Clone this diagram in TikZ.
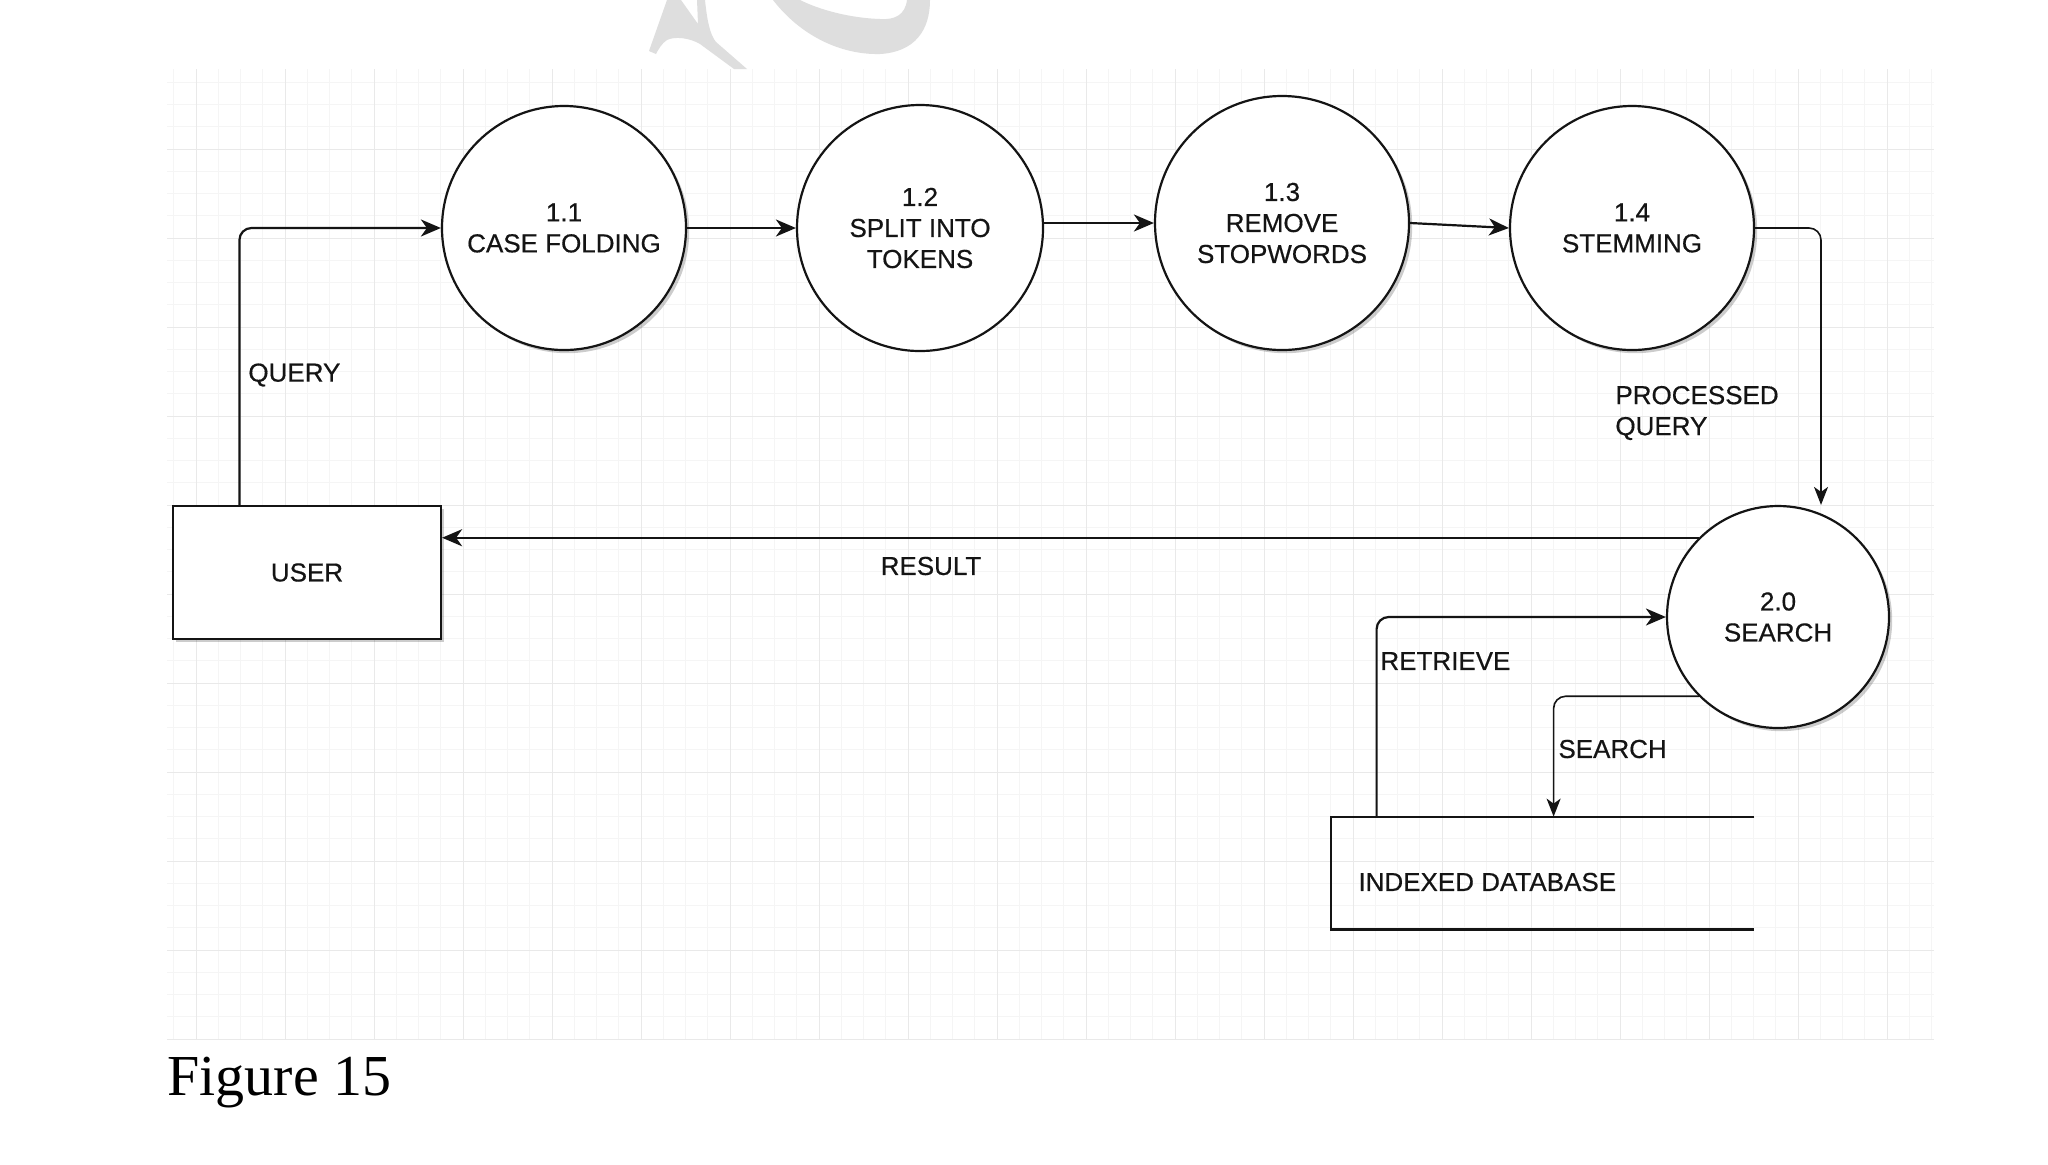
\documentclass[tikz,border=0pt]{standalone}
\usepackage{fontspec}
\setmainfont{Liberation Serif}
\newfontfamily\dfont[FakeBold=0.5]{Liberation Sans}
\usetikzlibrary{arrows.meta,calc,shadows}
\definecolor{gminor}{HTML}{F5F5F5}
\definecolor{gmajor}{HTML}{E9E9E9}
\definecolor{ink}{HTML}{141414}
\definecolor{wm}{HTML}{DEDEDE}
\begin{document}
\begin{tikzpicture}[x=0.5pt,y=-0.5pt,
  txt/.style={font=\dfont\fontsize{13}{15.5}\selectfont, text=ink, inner sep=0pt},
  shad/.style={drop shadow={shadow xshift=1.6pt, shadow yshift=-1.6pt, fill=black, opacity=0.2}},
  proc/.style={circle, draw=ink, line width=1.1pt, fill=white, inner sep=0pt, align=center, txt},
  ent/.style={rectangle, draw=ink, line width=1.1pt, fill=white, inner sep=0pt, txt, shad},
  flow/.style={draw=ink, line width=1.1pt, rounded corners=6pt, -{Stealth[length=10pt,width=8.5pt,inset=3pt]}},
  thin/.style={draw=ink, line width=0.8pt, rounded corners=6pt, -{Stealth[length=9pt,width=7pt,inset=2.5pt]}},
  lbl/.style={txt, anchor=west, align=left}
]
\useasboundingbox (0,0) rectangle (2048,1164);
\fill[white] (0,0) rectangle (2048,1164);

% watermark fragments
\fill[wm] (649,51) -- (667,0) -- (681,0) -- (698,24) -- (697,0) -- (705,0) .. controls (707,20) and (710,35) .. (716,42) -- (747,69) -- (734,69) -- (700,44) .. controls (690,38) and (675,36) .. (667,40) .. controls (662,43) and (658,50) .. (656,54) -- cycle;
\fill[wm] (773,0) .. controls (800,35) and (840,55) .. (880,54) .. controls (915,52) and (930,30) .. (930,0) -- (907,0) .. controls (905,15) and (895,20) .. (880,19) .. controls (850,18) and (820,10) .. (800,0) -- cycle;

% grid
\begin{scope}
\clip (167,69) rectangle (1934,1039);
\foreach \k in {-1,...,78}{
  \draw[gminor, line width=0.5pt] ({196+22.25*\k},69) -- ({196+22.25*\k},1039);
}
\foreach \k in {-3,...,40}{
  \draw[gminor, line width=0.5pt] (167,{149+22.25*\k}) -- (1934,{149+22.25*\k});
}
\foreach \k in {0,...,19}{
  \draw[gmajor, line width=0.5pt] ({196+89*\k},69) -- ({196+89*\k},1039);
}
\foreach \k in {-1,...,10}{
  \draw[gmajor, line width=0.5pt] (167,{149+89*\k}) -- (1934,{149+89*\k});
}
\end{scope}

% processes
\node[proc, shad, minimum size=122pt] (c11) at (564,228) {1.1\\CASE FOLDING};
\node[proc, minimum size=123pt] (c12) at (920,228) {1.2\\SPLIT INTO\\TOKENS};
\node[proc, shad, minimum size=127pt] (c13) at (1282,223) {1.3\\REMOVE\\STOPWORDS};
\node[proc, shad, minimum size=122pt] (c14) at (1632,228) {1.4\\STEMMING};
\node[proc, shad, minimum size=111pt] (srch) at (1778,617) {2.0\\SEARCH};

% external entity
\node[ent, minimum width=134pt, minimum height=66.5pt] (user) at (307,572.5) {USER};

% data store
\node[inner sep=0pt, minimum width=211.5pt, minimum height=56pt] (db) at (1542.5,873) {};
\draw[ink, line width=1.1pt] (db.north east) -- (db.north west) -- (db.south west) -- (db.south east);
\node[lbl] (dbl) at (1358,882) {INDEXED DATABASE};

% flows
\draw[flow] ($(user.north west)!0.25!(user.north east)$) |- (c11.west);
\draw[flow] (c11.east) -- (c12.west);
\draw[flow] (c12.east |- c13.west) -- (c13.west);
\draw[flow] (c13.east) -- (c14.west);
\draw[thin] (c14.east) -| ($(srch.north)+(43,0)$);
\draw[flow] (srch.135) -- (srch.135 -| user.east);
\draw[flow] ($(db.north west)+(46,0)$) |- (srch.west);
\draw[thin] (srch.225) -| ($(db.north west)+(223,0)$);

% labels
\node[lbl] (lq) at (248,375) {QUERY};
\node[txt] (lr) at (931,566) {RESULT};
\node[lbl] (lp) at (1615,413) {PROCESSED\\QUERY};
\node[lbl] (lt) at (1380,661) {RETRIEVE};
\node[lbl] (ls) at (1558,749) {SEARCH};

\node[anchor=base west, inner sep=0pt, font=\fontsize{29}{34}\selectfont] (fig) at (167,1095) {Figure 15};
\end{tikzpicture}
\end{document}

....

Problem to solve
All of the lines above should be retyped precisely, apart from the pictures.

Answer for the task
Clone this diagram in TikZ.
\documentclass[tikz,border=0pt]{standalone}
\usepackage{fontspec}
\setmainfont{Liberation Serif}
\newfontfamily\dfont[FakeBold=0.5]{Liberation Sans}
\usetikzlibrary{arrows.meta,calc,shadows}
\definecolor{gminor}{HTML}{F5F5F5}
\definecolor{gmajor}{HTML}{E9E9E9}
\definecolor{ink}{HTML}{141414}
\definecolor{wm}{HTML}{DEDEDE}
\begin{document}
\begin{tikzpicture}[x=0.5pt,y=-0.5pt,
  txt/.style={font=\dfont\fontsize{13}{15.5}\selectfont, text=ink, inner sep=0pt},
  shad/.style={drop shadow={shadow xshift=1.6pt, shadow yshift=-1.6pt, fill=black, opacity=0.2}},
  proc/.style={circle, draw=ink, line width=1.1pt, fill=white, inner sep=0pt, align=center, txt},
  ent/.style={rectangle, draw=ink, line width=1.1pt, fill=white, inner sep=0pt, txt, shad},
  flow/.style={draw=ink, line width=1.1pt, rounded corners=6pt, -{Stealth[length=10pt,width=8.5pt,inset=3pt]}},
  thin/.style={draw=ink, line width=0.8pt, rounded corners=6pt, -{Stealth[length=9pt,width=7pt,inset=2.5pt]}},
  lbl/.style={txt, anchor=west, align=left}
]
\useasboundingbox (0,0) rectangle (2048,1164);
\fill[white] (0,0) rectangle (2048,1164);

% watermark fragments
\fill[wm] (649,51) -- (667,0) -- (681,0) -- (698,24) -- (697,0) -- (705,0) .. controls (707,20) and (710,35) .. (716,42) -- (747,69) -- (734,69) -- (700,44) .. controls (690,38) and (675,36) .. (667,40) .. controls (662,43) and (658,50) .. (656,54) -- cycle;
\fill[wm] (773,0) .. controls (800,35) and (840,55) .. (880,54) .. controls (915,52) and (930,30) .. (930,0) -- (907,0) .. controls (905,15) and (895,20) .. (880,19) .. controls (850,18) and (820,10) .. (800,0) -- cycle;

% grid
\begin{scope}
\clip (167,69) rectangle (1934,1039);
\foreach \k in {-1,...,78}{
  \draw[gminor, line width=0.5pt] ({196+22.25*\k},69) -- ({196+22.25*\k},1039);
}
\foreach \k in {-3,...,40}{
  \draw[gminor, line width=0.5pt] (167,{149+22.25*\k}) -- (1934,{149+22.25*\k});
}
\foreach \k in {0,...,19}{
  \draw[gmajor, line width=0.5pt] ({196+89*\k},69) -- ({196+89*\k},1039);
}
\foreach \k in {-1,...,10}{
  \draw[gmajor, line width=0.5pt] (167,{149+89*\k}) -- (1934,{149+89*\k});
}
\end{scope}

% processes
\node[proc, shad, minimum size=122pt] (c11) at (564,228) {1.1\\CASE FOLDING};
\node[proc, minimum size=123pt] (c12) at (920,228) {1.2\\SPLIT INTO\\TOKENS};
\node[proc, shad, minimum size=127pt] (c13) at (1282,223) {1.3\\REMOVE\\STOPWORDS};
\node[proc, shad, minimum size=122pt] (c14) at (1632,228) {1.4\\STEMMING};
\node[proc, shad, minimum size=111pt] (srch) at (1778,617) {2.0\\SEARCH};

% external entity
\node[ent, minimum width=134pt, minimum height=66.5pt] (user) at (307,572.5) {USER};

% data store
\node[inner sep=0pt, minimum width=211.5pt, minimum height=56pt] (db) at (1542.5,873) {};
\draw[ink, line width=1.1pt] (db.north east) -- (db.north west) -- (db.south west) -- (db.south east);
\node[lbl] (dbl) at (1358,882) {INDEXED DATABASE};

% flows
\draw[flow] ($(user.north west)!0.25!(user.north east)$) |- (c11.west);
\draw[flow] (c11.east) -- (c12.west);
\draw[flow] (c12.east |- c13.west) -- (c13.west);
\draw[flow] (c13.east) -- (c14.west);
\draw[thin] (c14.east) -| ($(srch.north)+(43,0)$);
\draw[flow] (srch.135) -- (srch.135 -| user.east);
\draw[flow] ($(db.north west)+(46,0)$) |- (srch.west);
\draw[thin] (srch.225) -| ($(db.north west)+(223,0)$);

% labels
\node[lbl] (lq) at (248,375) {QUERY};
\node[txt] (lr) at (931,566) {RESULT};
\node[lbl] (lp) at (1615,413) {PROCESSED\\QUERY};
\node[lbl] (lt) at (1380,661) {RETRIEVE};
\node[lbl] (ls) at (1558,749) {SEARCH};

\node[anchor=base west, inner sep=0pt, font=\fontsize{29}{34}\selectfont] (fig) at (167,1095) {Figure 15};
\end{tikzpicture}
\end{document}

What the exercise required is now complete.